* **Given request**
Begin at the first line and end at the line containing "lsd_low, lsd_high = 44.0, 57.0". Extract exactly those lines.

* **Data entries**
□ □ □
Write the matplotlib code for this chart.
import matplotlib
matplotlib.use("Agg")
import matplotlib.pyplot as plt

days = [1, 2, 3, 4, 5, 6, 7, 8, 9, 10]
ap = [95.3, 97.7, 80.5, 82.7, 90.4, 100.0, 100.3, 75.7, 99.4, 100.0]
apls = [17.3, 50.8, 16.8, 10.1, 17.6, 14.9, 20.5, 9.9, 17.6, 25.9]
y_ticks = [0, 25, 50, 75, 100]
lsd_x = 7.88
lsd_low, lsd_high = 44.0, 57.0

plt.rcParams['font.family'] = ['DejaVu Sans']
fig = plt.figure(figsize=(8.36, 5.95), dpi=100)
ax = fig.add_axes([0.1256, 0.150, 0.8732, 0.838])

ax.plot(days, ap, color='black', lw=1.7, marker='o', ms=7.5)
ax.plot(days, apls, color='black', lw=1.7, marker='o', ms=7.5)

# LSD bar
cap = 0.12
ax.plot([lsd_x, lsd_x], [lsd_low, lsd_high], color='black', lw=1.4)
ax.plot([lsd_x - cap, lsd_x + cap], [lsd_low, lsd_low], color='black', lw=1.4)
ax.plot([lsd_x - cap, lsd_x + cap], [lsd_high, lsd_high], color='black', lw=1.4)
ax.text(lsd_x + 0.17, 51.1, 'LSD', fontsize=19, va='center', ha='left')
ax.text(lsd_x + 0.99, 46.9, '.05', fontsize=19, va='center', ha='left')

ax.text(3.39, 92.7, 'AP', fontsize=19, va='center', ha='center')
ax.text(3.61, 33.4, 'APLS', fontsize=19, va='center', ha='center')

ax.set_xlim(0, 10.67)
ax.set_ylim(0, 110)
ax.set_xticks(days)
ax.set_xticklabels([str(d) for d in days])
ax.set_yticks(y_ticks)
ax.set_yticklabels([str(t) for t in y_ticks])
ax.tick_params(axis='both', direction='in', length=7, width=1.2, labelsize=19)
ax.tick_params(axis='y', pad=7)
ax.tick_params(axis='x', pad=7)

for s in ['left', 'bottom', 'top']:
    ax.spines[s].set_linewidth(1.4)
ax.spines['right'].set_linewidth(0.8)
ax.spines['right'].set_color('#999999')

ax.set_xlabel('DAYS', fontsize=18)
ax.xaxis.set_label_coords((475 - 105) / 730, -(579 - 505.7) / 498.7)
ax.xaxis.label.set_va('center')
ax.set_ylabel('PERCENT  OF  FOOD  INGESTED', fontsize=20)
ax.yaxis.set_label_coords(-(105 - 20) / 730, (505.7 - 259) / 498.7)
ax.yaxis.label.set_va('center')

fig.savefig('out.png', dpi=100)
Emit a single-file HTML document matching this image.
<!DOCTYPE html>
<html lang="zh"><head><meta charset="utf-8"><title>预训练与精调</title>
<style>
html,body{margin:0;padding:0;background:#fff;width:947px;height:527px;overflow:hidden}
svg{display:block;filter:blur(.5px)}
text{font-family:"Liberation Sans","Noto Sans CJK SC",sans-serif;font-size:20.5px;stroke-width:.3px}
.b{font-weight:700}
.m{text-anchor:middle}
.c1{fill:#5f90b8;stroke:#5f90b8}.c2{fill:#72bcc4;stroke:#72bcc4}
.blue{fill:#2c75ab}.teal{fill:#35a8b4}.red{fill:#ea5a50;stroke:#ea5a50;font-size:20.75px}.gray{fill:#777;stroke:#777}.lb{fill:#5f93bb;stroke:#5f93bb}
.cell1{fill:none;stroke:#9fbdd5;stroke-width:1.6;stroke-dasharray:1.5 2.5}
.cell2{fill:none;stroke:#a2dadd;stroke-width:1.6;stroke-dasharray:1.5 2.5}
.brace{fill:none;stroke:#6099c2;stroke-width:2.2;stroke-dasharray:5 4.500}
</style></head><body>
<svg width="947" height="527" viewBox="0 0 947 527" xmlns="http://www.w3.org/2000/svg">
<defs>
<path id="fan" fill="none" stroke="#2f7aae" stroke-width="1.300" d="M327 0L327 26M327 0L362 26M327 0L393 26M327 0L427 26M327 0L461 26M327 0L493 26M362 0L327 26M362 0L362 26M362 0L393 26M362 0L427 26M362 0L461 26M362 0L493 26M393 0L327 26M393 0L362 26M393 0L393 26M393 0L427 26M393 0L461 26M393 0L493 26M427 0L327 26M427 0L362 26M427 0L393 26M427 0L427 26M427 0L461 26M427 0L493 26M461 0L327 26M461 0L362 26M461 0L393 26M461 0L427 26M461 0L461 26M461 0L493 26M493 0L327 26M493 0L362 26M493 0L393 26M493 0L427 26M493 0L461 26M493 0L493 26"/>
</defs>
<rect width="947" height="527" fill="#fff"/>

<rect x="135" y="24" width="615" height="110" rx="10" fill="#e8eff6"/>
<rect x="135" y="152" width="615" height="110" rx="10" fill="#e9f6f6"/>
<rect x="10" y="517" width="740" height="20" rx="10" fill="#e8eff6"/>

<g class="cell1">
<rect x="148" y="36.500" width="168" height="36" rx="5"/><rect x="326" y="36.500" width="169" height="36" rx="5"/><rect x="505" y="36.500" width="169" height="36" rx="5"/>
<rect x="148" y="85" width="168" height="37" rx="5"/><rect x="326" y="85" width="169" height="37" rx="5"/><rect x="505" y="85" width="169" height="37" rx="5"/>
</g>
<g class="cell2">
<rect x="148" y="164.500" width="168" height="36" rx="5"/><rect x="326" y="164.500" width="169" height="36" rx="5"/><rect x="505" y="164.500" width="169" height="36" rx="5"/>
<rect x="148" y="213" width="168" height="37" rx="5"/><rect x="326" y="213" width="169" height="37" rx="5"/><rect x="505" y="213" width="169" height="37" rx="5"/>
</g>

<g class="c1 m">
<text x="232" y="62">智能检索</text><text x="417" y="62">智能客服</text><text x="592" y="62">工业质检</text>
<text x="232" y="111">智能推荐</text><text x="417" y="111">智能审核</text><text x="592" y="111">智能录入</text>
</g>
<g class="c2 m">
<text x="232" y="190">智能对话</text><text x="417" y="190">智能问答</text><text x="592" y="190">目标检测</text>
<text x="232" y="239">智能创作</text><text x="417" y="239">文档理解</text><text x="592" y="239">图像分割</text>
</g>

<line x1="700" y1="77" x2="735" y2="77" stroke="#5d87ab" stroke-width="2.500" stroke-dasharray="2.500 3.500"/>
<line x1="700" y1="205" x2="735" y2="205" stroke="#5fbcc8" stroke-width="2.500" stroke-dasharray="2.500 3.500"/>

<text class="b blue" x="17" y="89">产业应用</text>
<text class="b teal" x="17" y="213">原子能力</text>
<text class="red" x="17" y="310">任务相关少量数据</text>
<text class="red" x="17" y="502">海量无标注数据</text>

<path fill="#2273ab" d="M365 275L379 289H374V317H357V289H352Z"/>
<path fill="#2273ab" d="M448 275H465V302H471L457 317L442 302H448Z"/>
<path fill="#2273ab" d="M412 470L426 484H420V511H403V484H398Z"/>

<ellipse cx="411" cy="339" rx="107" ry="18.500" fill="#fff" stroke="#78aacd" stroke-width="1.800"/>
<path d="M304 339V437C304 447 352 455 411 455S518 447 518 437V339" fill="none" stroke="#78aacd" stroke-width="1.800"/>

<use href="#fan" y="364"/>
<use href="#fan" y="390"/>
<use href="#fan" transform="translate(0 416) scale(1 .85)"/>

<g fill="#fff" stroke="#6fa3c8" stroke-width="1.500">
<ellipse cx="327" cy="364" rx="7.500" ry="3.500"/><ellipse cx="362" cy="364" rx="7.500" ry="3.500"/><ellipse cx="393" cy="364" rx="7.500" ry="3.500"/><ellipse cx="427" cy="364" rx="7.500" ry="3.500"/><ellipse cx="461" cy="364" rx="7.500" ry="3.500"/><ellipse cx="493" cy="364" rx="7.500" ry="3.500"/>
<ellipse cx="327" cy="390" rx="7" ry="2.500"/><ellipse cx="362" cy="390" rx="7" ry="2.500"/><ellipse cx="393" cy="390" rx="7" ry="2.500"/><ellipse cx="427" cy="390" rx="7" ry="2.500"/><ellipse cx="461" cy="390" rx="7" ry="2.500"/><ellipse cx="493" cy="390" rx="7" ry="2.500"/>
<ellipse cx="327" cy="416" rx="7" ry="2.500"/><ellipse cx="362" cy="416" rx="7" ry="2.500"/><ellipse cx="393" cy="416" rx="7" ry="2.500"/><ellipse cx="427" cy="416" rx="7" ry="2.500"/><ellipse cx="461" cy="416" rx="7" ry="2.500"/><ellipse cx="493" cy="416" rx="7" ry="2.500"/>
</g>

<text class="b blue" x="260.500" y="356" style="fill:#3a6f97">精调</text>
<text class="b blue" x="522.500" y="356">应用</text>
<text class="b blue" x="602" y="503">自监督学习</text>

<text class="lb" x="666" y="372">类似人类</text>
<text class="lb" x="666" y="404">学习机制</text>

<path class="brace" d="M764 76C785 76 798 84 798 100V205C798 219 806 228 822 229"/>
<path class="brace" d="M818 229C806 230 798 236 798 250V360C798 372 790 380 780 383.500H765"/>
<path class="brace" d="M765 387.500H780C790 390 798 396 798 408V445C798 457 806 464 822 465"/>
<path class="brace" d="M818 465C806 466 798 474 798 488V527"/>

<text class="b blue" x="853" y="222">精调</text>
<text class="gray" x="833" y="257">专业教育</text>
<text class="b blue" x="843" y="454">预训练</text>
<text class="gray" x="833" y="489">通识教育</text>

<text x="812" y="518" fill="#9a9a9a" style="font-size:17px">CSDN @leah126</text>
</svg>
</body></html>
□ □ □
* **Response to this task**
Write the matplotlib code for this chart.
import matplotlib
matplotlib.use("Agg")
import matplotlib.pyplot as plt

days = [1, 2, 3, 4, 5, 6, 7, 8, 9, 10]
ap = [95.3, 97.7, 80.5, 82.7, 90.4, 100.0, 100.3, 75.7, 99.4, 100.0]
apls = [17.3, 50.8, 16.8, 10.1, 17.6, 14.9, 20.5, 9.9, 17.6, 25.9]
y_ticks = [0, 25, 50, 75, 100]
lsd_x = 7.88
lsd_low, lsd_high = 44.0, 57.0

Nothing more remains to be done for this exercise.